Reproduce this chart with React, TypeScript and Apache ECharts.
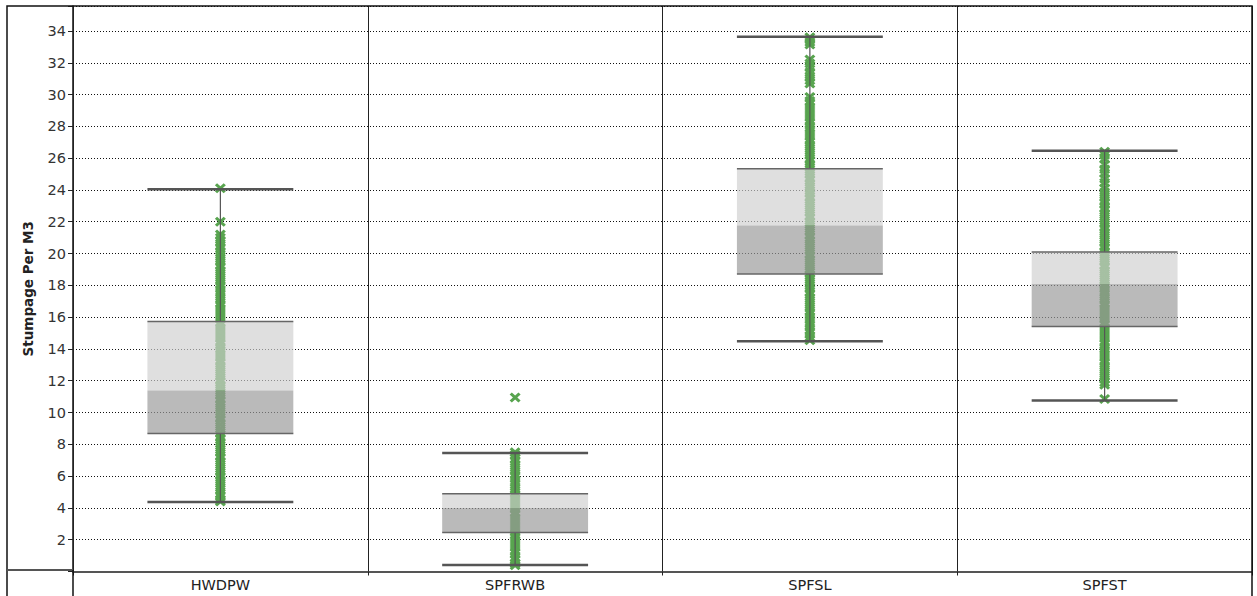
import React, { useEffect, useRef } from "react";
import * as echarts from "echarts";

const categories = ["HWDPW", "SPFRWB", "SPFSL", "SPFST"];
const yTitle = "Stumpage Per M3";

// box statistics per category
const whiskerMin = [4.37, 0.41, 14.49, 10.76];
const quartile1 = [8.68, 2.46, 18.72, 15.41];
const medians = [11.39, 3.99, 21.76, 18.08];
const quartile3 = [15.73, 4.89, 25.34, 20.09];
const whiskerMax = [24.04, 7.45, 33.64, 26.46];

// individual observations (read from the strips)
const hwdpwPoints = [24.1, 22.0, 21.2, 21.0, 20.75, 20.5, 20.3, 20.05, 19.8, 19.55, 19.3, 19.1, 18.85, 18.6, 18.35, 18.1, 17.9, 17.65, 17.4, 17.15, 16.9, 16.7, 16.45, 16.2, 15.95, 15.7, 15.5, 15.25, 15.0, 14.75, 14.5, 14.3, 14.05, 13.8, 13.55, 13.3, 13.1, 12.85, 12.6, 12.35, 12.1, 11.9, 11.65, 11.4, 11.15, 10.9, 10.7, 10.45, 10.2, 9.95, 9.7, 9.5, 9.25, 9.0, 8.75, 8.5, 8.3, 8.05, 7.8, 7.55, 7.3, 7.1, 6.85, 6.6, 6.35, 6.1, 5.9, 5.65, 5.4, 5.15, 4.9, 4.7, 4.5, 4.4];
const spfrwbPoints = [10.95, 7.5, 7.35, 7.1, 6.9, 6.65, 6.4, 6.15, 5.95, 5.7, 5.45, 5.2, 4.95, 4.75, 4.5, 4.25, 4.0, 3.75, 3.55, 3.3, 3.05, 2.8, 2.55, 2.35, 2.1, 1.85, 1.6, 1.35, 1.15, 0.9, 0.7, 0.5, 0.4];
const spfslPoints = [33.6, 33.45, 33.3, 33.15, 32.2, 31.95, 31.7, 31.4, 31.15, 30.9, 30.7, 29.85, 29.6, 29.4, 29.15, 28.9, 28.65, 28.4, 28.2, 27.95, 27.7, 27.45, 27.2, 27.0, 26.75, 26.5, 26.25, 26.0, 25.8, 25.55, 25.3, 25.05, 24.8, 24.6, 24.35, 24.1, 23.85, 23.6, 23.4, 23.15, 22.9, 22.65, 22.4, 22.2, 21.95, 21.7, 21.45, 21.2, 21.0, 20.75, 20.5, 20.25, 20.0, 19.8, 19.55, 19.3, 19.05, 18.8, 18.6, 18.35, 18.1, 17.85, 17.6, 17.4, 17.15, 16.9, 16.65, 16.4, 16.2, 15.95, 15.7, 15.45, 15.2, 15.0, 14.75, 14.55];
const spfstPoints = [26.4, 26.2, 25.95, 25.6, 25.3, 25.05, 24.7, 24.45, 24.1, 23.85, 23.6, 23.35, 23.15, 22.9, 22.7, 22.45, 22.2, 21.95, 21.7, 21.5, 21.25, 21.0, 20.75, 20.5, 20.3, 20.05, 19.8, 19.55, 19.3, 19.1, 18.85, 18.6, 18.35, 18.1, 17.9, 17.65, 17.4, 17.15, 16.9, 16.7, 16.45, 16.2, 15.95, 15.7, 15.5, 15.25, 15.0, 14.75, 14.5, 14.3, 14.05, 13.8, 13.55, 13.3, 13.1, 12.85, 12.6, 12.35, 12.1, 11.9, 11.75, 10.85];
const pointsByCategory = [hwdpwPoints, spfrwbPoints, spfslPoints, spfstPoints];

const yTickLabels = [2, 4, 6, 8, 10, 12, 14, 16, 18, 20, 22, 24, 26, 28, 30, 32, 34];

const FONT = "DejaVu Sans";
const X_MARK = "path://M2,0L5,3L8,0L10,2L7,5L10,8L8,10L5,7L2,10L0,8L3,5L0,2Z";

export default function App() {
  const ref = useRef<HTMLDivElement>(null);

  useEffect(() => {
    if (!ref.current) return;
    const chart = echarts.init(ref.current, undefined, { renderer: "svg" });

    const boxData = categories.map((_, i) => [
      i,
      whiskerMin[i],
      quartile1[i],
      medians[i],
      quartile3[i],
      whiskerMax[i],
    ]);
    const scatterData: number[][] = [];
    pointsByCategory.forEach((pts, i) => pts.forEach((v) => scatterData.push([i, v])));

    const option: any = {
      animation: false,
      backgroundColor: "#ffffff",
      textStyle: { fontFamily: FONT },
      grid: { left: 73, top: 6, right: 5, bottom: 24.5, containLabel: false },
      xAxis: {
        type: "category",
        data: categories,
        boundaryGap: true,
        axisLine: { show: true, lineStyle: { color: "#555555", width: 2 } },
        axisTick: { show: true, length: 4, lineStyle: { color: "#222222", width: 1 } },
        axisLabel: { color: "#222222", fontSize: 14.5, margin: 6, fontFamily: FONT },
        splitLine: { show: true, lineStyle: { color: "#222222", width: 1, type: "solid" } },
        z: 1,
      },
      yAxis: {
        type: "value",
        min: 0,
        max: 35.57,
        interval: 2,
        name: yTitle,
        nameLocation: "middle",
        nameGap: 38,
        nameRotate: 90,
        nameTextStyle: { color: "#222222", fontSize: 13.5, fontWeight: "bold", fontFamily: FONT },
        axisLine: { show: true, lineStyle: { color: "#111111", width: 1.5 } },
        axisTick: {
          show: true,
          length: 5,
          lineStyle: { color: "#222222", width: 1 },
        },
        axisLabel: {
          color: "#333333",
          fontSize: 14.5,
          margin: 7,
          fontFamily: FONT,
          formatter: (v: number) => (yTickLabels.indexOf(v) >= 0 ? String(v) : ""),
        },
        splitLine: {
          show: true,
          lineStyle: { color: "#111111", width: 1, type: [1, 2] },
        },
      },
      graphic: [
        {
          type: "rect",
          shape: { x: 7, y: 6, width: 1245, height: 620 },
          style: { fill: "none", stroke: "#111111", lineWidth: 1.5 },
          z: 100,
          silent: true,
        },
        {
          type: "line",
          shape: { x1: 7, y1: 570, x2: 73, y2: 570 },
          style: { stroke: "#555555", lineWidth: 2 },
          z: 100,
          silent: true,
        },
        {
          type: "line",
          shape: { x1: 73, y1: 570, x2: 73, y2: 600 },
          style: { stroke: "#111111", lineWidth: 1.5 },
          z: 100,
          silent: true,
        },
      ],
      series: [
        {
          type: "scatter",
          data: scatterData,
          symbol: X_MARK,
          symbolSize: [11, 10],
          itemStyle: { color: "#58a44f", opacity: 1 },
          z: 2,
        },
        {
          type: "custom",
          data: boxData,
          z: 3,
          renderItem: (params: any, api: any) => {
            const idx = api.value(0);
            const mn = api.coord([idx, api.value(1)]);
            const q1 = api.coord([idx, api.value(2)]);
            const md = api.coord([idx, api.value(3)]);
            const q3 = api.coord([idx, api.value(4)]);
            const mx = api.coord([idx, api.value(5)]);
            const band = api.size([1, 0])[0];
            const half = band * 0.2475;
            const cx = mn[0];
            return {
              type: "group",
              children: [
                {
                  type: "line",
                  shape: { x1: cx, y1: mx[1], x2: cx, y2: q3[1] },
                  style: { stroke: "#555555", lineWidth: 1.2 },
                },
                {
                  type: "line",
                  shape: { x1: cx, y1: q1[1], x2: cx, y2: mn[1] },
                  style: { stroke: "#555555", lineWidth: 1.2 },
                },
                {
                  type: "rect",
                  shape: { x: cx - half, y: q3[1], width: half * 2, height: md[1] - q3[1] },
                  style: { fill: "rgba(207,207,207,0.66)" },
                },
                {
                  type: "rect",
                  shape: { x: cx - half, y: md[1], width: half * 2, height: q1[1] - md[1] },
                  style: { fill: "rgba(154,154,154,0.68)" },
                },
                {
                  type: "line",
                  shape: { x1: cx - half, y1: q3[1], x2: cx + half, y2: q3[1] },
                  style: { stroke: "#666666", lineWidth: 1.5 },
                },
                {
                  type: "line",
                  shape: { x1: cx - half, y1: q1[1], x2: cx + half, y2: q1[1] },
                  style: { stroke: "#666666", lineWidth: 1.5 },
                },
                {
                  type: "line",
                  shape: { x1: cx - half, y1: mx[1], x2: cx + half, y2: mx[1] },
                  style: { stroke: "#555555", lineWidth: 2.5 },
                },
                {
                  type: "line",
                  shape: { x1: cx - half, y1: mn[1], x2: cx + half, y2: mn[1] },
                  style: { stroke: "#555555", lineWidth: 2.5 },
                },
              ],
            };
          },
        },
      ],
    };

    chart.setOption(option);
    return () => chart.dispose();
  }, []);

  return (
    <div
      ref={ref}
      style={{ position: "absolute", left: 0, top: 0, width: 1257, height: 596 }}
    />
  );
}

--

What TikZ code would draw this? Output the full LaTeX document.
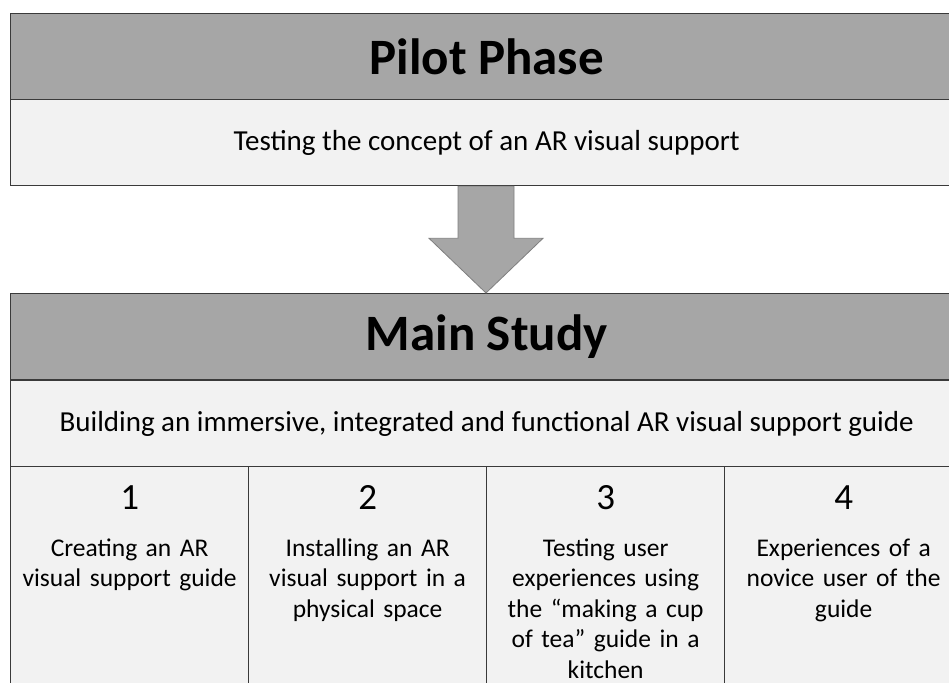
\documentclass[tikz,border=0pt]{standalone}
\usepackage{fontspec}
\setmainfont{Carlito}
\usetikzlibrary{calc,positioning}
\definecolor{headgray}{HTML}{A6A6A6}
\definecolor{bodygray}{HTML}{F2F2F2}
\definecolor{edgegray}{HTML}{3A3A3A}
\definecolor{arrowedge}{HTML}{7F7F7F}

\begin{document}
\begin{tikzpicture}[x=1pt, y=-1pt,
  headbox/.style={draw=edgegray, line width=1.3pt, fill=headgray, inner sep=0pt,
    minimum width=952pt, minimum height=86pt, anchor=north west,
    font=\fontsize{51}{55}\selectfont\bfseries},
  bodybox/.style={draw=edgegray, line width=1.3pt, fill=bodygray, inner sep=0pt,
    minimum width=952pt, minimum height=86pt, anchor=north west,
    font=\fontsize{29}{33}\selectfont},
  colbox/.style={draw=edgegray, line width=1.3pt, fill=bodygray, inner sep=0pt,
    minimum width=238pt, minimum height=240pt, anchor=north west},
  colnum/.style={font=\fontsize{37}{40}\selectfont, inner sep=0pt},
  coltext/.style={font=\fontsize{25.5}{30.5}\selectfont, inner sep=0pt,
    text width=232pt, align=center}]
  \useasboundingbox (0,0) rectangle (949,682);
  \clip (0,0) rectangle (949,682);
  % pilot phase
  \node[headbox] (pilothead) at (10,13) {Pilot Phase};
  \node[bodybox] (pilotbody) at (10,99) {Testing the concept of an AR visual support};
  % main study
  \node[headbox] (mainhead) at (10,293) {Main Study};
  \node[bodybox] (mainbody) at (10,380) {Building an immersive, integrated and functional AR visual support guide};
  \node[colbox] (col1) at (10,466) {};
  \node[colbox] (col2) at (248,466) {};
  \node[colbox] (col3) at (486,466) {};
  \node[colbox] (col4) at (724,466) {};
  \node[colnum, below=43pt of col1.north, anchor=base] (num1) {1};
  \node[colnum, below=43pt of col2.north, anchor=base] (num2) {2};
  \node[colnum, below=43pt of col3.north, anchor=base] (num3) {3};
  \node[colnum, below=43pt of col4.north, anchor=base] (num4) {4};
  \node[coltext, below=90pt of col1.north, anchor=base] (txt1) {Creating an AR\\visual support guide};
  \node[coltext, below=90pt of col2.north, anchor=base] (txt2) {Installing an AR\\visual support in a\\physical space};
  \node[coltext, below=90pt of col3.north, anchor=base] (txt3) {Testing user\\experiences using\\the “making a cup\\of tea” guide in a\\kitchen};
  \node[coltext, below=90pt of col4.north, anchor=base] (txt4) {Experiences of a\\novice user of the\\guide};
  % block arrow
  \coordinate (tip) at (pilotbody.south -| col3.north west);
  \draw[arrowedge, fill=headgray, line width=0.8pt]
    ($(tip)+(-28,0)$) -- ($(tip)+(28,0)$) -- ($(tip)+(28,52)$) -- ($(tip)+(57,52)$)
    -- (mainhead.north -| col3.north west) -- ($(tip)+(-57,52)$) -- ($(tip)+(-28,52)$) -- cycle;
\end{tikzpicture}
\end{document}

## [What to do]
Write out the lines beginning with the one that contains "Reproduce this chart" and ending with the one that contains "const whiskerMax = [24.04, 7.45, 33.64, 26.46];", exactly as given. Leave pictures out.

## [Completed task]
Reproduce this chart with React, TypeScript and Apache ECharts.
import React, { useEffect, useRef } from "react";
import * as echarts from "echarts";

const categories = ["HWDPW", "SPFRWB", "SPFSL", "SPFST"];
const yTitle = "Stumpage Per M3";

// box statistics per category
const whiskerMin = [4.37, 0.41, 14.49, 10.76];
const quartile1 = [8.68, 2.46, 18.72, 15.41];
const medians = [11.39, 3.99, 21.76, 18.08];
const quartile3 = [15.73, 4.89, 25.34, 20.09];
const whiskerMax = [24.04, 7.45, 33.64, 26.46];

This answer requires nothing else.